In a post on the Harvard Law School Forum on Corporate Governance Heidi Welsh, executive director at the institute, said 81 of more than 100 anti-ESG proposals have been voted on as of June 30 this year, gaining support of just 1.9% of shareholders. That support is less than half of what such proposals earned just three years ago, the data showed.

While support for positive ESG proposals has also dwindled, it averages about 19% of all voters, 10 times the negative sentiment.

“The anti-ESG proposals continued to focus largely on disrupting the current business world consensus that diversity, equity and inclusion improves companies and benefits investors,” Welsh wrote. “But they also continued to suggest that corporate political involvement favors liberals and took aim at efforts to mitigate climate change.”

Anti-ESG shareholder proposals jump in 2024, but find almost no support

About half of these proposals have expressed opposition in one way or another to current approaches to diversity, equity and inclusion.  This evergreen idea from the right has always dominated anti-ESG proposals (about half in each year except in 2016 and 2021, and 42 percent in 2024), the institute said.

“These resolution also now explicitly posit that straight white men with right-wing political and/or religious viewpoints face disadvantages in corporate America, sometimes because they own guns or support gun owners, or because they oppose LGBTQ rights,” Welsh wrote.

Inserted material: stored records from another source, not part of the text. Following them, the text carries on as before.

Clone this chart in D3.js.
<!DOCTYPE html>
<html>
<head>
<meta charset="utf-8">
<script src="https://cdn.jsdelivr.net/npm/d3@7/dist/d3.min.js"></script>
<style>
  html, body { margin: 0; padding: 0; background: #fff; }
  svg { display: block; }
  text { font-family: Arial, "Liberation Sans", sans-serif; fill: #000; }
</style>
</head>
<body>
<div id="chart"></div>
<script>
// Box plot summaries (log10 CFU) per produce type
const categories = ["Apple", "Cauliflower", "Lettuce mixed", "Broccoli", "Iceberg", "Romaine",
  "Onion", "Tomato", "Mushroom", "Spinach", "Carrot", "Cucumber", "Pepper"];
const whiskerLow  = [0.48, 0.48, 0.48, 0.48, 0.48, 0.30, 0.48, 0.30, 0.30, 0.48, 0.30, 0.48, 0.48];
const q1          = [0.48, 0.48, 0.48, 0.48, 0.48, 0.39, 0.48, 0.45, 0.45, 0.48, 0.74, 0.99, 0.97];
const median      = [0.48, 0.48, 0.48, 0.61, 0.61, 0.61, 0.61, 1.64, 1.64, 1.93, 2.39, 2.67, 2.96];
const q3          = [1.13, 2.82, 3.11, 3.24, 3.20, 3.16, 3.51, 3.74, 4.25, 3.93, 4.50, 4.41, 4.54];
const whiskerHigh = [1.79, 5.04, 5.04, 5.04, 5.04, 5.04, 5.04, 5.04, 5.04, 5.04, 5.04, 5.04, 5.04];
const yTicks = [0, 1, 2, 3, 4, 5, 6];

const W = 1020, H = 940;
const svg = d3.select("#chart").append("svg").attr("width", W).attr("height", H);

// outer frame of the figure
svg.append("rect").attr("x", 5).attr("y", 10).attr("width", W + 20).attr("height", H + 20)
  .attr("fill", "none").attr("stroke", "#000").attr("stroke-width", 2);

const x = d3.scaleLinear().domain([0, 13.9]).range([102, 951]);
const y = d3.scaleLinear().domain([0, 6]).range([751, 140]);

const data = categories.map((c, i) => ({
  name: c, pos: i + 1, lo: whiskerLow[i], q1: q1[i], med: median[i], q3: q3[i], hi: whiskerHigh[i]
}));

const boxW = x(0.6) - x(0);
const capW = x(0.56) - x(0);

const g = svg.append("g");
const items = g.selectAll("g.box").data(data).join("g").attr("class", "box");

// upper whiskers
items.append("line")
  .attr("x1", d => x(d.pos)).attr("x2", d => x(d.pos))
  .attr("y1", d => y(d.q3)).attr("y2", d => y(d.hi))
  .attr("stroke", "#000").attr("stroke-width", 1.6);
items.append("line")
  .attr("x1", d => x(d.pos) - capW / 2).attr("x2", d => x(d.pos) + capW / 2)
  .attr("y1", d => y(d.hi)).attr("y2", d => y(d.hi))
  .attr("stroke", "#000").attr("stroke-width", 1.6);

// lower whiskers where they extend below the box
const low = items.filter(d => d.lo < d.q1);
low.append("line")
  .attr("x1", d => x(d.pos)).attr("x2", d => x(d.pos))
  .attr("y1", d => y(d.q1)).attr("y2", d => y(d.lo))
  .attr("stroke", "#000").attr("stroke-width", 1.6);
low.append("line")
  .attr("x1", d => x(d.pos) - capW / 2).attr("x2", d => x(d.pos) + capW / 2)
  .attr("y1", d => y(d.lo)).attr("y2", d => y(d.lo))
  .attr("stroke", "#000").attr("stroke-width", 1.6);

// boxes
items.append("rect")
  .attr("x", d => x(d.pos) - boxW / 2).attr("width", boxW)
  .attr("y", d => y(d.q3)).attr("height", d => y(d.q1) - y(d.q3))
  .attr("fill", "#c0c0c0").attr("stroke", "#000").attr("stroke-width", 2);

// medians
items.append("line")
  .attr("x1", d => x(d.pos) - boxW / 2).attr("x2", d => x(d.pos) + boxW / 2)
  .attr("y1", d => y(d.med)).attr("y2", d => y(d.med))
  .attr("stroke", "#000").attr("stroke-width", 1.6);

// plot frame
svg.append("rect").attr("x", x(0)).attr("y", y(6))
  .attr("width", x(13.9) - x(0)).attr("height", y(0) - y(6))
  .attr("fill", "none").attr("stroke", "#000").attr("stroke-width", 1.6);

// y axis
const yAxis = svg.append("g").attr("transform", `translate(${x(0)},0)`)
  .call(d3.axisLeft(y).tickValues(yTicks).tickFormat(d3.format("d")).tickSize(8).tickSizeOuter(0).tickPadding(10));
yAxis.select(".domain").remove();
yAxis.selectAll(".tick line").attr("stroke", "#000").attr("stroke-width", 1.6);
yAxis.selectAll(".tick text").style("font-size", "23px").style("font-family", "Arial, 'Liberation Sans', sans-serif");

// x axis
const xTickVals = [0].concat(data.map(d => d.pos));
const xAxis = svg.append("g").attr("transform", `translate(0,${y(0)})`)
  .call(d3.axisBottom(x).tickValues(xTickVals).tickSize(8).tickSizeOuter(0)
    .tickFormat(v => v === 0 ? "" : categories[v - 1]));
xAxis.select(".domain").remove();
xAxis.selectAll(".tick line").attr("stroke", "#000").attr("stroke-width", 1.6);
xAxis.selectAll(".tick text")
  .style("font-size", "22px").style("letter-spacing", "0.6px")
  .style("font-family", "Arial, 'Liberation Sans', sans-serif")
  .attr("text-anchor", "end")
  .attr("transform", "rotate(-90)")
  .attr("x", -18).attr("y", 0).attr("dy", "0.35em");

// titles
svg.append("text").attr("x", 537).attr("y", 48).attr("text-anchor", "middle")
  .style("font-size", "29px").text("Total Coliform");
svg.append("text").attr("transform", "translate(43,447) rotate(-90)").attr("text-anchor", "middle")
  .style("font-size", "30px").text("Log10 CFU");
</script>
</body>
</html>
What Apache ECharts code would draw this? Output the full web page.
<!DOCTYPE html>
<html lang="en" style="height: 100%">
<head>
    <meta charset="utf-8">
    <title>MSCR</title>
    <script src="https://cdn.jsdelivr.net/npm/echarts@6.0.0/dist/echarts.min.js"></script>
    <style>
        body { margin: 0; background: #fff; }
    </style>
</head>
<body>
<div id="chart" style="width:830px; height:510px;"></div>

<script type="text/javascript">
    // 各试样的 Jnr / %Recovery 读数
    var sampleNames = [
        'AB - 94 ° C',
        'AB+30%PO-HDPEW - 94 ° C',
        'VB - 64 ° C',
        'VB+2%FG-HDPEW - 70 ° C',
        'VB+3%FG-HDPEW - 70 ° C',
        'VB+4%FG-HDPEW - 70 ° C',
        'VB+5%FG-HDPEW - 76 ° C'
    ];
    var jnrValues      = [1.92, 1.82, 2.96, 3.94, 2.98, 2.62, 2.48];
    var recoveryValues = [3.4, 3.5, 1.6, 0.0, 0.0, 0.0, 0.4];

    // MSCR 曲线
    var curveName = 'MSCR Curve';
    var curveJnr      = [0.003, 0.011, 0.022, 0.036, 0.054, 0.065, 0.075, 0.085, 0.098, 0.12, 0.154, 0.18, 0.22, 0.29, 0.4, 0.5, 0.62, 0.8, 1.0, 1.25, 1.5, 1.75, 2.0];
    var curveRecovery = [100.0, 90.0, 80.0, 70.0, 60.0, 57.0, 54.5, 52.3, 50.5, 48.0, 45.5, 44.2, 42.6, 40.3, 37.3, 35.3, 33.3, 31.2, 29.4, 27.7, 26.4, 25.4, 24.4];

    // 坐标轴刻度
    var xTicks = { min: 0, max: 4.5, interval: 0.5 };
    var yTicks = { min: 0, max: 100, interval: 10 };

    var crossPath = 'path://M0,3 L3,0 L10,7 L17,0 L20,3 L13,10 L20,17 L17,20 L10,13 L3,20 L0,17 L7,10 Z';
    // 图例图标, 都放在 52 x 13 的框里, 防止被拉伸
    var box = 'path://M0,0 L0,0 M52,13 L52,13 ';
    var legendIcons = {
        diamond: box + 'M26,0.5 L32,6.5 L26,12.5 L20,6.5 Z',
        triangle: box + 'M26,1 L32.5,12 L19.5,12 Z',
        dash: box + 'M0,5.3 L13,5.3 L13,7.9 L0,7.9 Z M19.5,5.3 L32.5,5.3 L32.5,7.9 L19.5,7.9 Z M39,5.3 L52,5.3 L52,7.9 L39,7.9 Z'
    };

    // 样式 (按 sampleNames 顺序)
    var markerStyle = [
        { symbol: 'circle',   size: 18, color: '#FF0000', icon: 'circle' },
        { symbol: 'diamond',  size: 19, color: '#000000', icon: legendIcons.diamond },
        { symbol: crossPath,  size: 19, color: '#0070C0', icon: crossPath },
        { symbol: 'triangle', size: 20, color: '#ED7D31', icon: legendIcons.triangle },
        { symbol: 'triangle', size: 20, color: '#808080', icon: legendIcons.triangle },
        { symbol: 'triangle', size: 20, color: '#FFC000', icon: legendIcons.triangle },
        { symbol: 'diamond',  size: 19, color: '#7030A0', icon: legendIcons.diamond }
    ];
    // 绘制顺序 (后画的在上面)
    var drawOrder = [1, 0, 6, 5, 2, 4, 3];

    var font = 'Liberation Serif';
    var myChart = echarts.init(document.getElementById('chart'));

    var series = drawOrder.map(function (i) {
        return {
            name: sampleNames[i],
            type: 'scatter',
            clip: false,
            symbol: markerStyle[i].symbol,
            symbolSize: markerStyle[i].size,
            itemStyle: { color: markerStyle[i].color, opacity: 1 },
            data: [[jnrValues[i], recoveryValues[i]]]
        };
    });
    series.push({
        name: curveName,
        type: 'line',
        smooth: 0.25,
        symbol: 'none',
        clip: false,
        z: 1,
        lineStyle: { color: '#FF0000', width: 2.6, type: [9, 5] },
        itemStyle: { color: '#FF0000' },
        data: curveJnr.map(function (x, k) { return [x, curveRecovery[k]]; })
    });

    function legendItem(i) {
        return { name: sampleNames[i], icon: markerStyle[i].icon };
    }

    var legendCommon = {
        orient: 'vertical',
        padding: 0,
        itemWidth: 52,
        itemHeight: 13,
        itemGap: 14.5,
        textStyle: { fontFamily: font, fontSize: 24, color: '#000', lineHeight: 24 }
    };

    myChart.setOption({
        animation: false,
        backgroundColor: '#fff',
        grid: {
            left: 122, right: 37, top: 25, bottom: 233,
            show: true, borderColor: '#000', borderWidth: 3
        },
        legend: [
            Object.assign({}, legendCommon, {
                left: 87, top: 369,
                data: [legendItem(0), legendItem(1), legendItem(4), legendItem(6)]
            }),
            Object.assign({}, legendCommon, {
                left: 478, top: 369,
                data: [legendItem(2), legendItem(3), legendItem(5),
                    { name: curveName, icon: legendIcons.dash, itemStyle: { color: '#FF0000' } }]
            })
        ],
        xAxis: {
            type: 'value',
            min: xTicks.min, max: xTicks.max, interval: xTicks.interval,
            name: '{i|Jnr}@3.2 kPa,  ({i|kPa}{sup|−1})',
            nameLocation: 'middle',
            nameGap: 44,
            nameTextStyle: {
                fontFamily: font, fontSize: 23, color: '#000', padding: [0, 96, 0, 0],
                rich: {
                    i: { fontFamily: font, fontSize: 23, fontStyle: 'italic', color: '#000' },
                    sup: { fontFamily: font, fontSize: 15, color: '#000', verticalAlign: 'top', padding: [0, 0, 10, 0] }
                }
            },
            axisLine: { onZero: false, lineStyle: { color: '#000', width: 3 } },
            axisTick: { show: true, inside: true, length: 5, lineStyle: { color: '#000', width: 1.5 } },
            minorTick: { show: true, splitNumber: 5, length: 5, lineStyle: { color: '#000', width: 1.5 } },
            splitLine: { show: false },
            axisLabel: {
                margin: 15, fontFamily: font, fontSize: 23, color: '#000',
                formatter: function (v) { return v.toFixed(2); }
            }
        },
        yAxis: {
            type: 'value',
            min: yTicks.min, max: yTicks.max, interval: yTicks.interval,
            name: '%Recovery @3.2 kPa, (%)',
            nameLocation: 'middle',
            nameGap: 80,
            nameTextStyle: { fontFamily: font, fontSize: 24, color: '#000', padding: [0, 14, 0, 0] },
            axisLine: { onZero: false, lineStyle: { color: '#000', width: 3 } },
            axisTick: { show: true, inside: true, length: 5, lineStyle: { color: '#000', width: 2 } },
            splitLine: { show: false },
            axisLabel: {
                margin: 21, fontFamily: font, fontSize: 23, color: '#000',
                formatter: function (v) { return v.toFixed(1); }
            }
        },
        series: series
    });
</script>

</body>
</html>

The second most common proposition is that companies in their interactions with the political world favor politicians and causes that have “woke ideas,” which allegedly hurt corporate profitability. (Those proposals averaged 30 percent of submissions over the decade and 25 percent this year.)  The claim is that companies are abrogating their fiduciary responsibility to investors.

Third, and in sharp contrast to shareholder proposals overall, anti-ESG proponents have been relatively uninterested in environmental issues and climate change (11 percent over 10 years, 15 percent this year).

“The key idea expressed in these is that efforts to curb greenhouse gas emissions are too expensive, likely futile and based on questionable science.  This view flies in the face of widespread scientific and investor consensus that climate change poses the most disruptive set of risks and opportunities we have ever faced,” Welsh wrote.

The remaining proposals this year ask about health benefits and those about corporate ties to the Chinese Communist Party.  Most notable this year were particularly detailed objections to corporate benefits for transgender people but a strong animus against LGBTQ people cropped up elsewhere, too, regarding corporate and employee resource groups’ support for advocacy groups.